Горячее слово, опасное слово, характеризующее человека! Лепель Гриффин, пожалуй, никогда уже не поедет в Америку под своим настоящим именем…

Но неужели не найдётся в Америке ни одного избранника? Неужели нет в ней кружка людей духа, дворца утончённости, салона, класса, клики личностей изящных, благородных душ?

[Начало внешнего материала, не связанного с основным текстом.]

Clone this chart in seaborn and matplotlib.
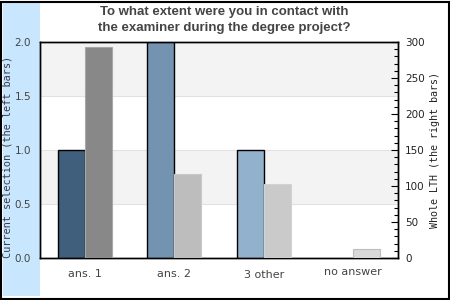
import matplotlib
matplotlib.use("Agg")
import matplotlib.pyplot as plt
import matplotlib.transforms as mtransforms
from matplotlib.patches import Rectangle
from matplotlib.ticker import MultipleLocator
import seaborn as sns
import pandas as pd

categories = ["ans. 1", "ans. 2", "3 other", "no answer"]
current_selection = [1, 2, 1, 0]
whole_lth = [293, 117, 103, 13]
left_colors = ["#3f5f7c", "#7393b0", "#92b1cc", "#a9c4dc"]
right_colors = ["#888888", "#bdbdbd", "#cacaca", "#d9d9d9"]
right_edges = ["#a8a8a8", "#c8c8c8", "#d2d2d2", "#bdbdbd"]
title = "To what extent were you in contact with\nthe examiner during the degree project?"
left_label = "Current selection (the left bars)"
right_label = "Whole LTH (the right bars)"
series_names = ["Current selection", "Whole LTH"]

sns.set_theme(style="white")
plt.rcParams["font.family"] = ["DejaVu Sans"]

W, H = 450, 300
fig = plt.figure(figsize=(4.5, 3.0), dpi=100)
fig.patches.append(Rectangle((3 / W, 4 / H), 37 / W, 293 / H, transform=fig.transFigure,
                             facecolor="#c8e7ff", edgecolor="none", zorder=-5))
fig.patches.append(Rectangle((0.5 / W, 1.5 / H), 448 / W, 297 / H, transform=fig.transFigure,
                             facecolor="none", edgecolor="black", linewidth=1.5, zorder=5))

ax = fig.add_axes([40 / W, (H - 258) / H, 358 / W, 216 / H])
ax.set_facecolor("none")


def make_df(left_vals, right_vals):
    return pd.concat([
        pd.DataFrame({"cat": categories, "val": left_vals, "series": series_names[0]}),
        pd.DataFrame({"cat": categories, "val": right_vals, "series": series_names[1]}),
    ])


sns.barplot(data=make_df(current_selection, [0] * 4), x="cat", y="val", hue="series",
            hue_order=series_names, order=categories, ax=ax, width=0.6, legend=False,
            errorbar=None, zorder=3)
for p, c in zip(ax.containers[0].patches, left_colors):
    p.set_facecolor(c)
    p.set_edgecolor("black")
    p.set_linewidth(1.0)
    if p.get_height() == 0:
        p.set_visible(False)
for p in ax.containers[1].patches:
    p.set_visible(False)

ax.set_ylim(0, 2.0)
ax.set_xlim(-0.5, 3.5)
for lo, hi in [(0.5, 1.0), (1.5, 2.0)]:
    ax.axhspan(lo, hi, color="#f3f3f3", zorder=0, lw=0)
for y in [0.5, 1.0, 1.5]:
    ax.axhline(y, color="#e2e2e2", lw=0.8, zorder=1)

ax2 = ax.twinx()
sns.barplot(data=make_df([0] * 4, whole_lth), x="cat", y="val", hue="series",
            hue_order=series_names, order=categories, ax=ax2, width=0.6, legend=False,
            errorbar=None, zorder=3)
for p in ax2.containers[0].patches:
    p.set_visible(False)
for p, c, e in zip(ax2.containers[1].patches, right_colors, right_edges):
    p.set_facecolor(c)
    p.set_edgecolor(e)
    p.set_linewidth(0.8)
ax2.set_ylim(0, 300)
ax2.set_xlim(-0.5, 3.5)

for a in (ax, ax2):
    for s in a.spines.values():
        s.set_color("black")
        s.set_linewidth(1.0)
        s.set_visible(True)

ax.set_yticks([0, 0.5, 1.0, 1.5, 2.0])
ax.set_yticklabels(["0.0", "0.5", "1.0", "1.5", "2.0"])
ax.tick_params(axis="y", length=0, pad=6.5, labelsize=7.5, labelcolor="#444444")
ax.tick_params(axis="x", length=0, pad=8, labelsize=8, labelcolor="#444444")
ax.set_xlabel("")
ax.set_ylabel(left_label, family="DejaVu Sans Mono", fontsize=7.4, color="#3a3a4a")
ax.yaxis.set_label_coords(-0.077, 0.468)

offsets = [0, 0, -1, 2]
for lbl, dy in zip(ax.get_xticklabels(), offsets):
    lbl.set_transform(lbl.get_transform() + mtransforms.ScaledTranslation(0, dy / 100, fig.dpi_scale_trans))

ax2.yaxis.set_major_locator(MultipleLocator(50))
ax2.yaxis.set_minor_locator(MultipleLocator(10))
ax2.tick_params(axis="y", which="major", direction="in", length=5, width=0.8, color="black",
                pad=5, labelsize=7.5, labelcolor="#222222")
ax2.tick_params(axis="y", which="minor", direction="in", length=3, width=0.8, color="black")
ax2.set_ylabel(right_label, family="DejaVu Sans Mono", fontsize=7.2, color="#222222")
ax2.yaxis.set_label_coords(1.089, 0.5)
ax2.set_xlabel("")

fig.text(224 / W, 1 - 20 / H, title, ha="center", va="center", fontsize=9.5, fontweight="bold",
         color="#444444", family="Liberation Sans", linespacing=1.4)

fig.savefig("out.png", dpi=100)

Америке всего двести лет. В первом из этих столетий она была ещё совсем неорганизованна; в следующем столетии начал туда стекаться кой-какой народ, — славные ребята, усердные волы, мускульные животные, плотские существа, чьи кулаки могли рыть землю и чьи мозги не умели думать. Прошёл человеческий век; кой-какой народ всё чаще и чаще приплывал в Квебек на прямых парусах; среди них попадался какой-нибудь пиетистический пастор[57]. Время шло; к Балтимору причаливала шхуна с тридцатью тремя усердными волами, банкротами и одним убийцей. К Портсмутской гавани приставала барка, в которой помещалось полсотни усердных волов, тысяча фунтов пасторов, полдюжины убийц, четырнадцать мошенников и пять воров. Затем однажды тёмной ночью прибыл в Новый Орлеан торговый крейсер; ночь эта была так темна, а крейсер был так полон товара; он прибыл с берегов верхнего Нила и вмещал семьдесят чернокожих. Они высадились на берег; это были мускульные животные, негры из Ниам-Ниама[58], чьи руки никогда не обрабатывали землю и чьи мозги никогда не думали. А время шло; народ стекался в страну большими-большими потоками; изобретён был пар, чтобы привозить его туда из-за моря; переполнился Бостон, стал наполняться и Нью-Йорк. День за день, день за день человеческие толпы со всего света текли по царству прерий, народ всех рас и всех наречий, всякий сброд без числа, банкроты и преступники, авантюристы и безумцы, пасторы и негры — все члены великой армии париев со всей земли.



53

Спенсер Герберт (1820–1903) — английский философ и социолог, один из родоначальников позитивизма.

54

Метрополитен-опера (Metropolitan Opera House) — ведущий оперный театр в США. Открыт в 1883 в Нью-Йорке. Здание построено по проекту архитектора Дж. К. Кейди. Единственный в США постоянный оперный театр.

55

Филистерство — узкий обывательский кругозор, ханжеское поведение.

56

Мамона — древнегреческий бог богатства, имя которого используется как синоним корыстолюбия, стяжательства.

57

Пиетизм — мистическое течение в протестантизме (особенно в лютеранстве) конца XVII–XVIII вв., ставившее религиозное чувство выше религиозных догм. Возник как реакция на формализм и сухой рационализм ортодоксального лютеранства.

58

Ниам-Ниам (самоназвание — сандех) — народ, живущий в южной части Судана, на территории от нижнего течения рек Мболлу и Уэлле до верхнего Нила. Основные занятия — охота, гончарное и кузнечное ремёсла, в меньшей мере — мотыжное земледелие. Широко распространено людоедство (Ниам-Ниам, на языке соседнего народа динка, — «обжоры»).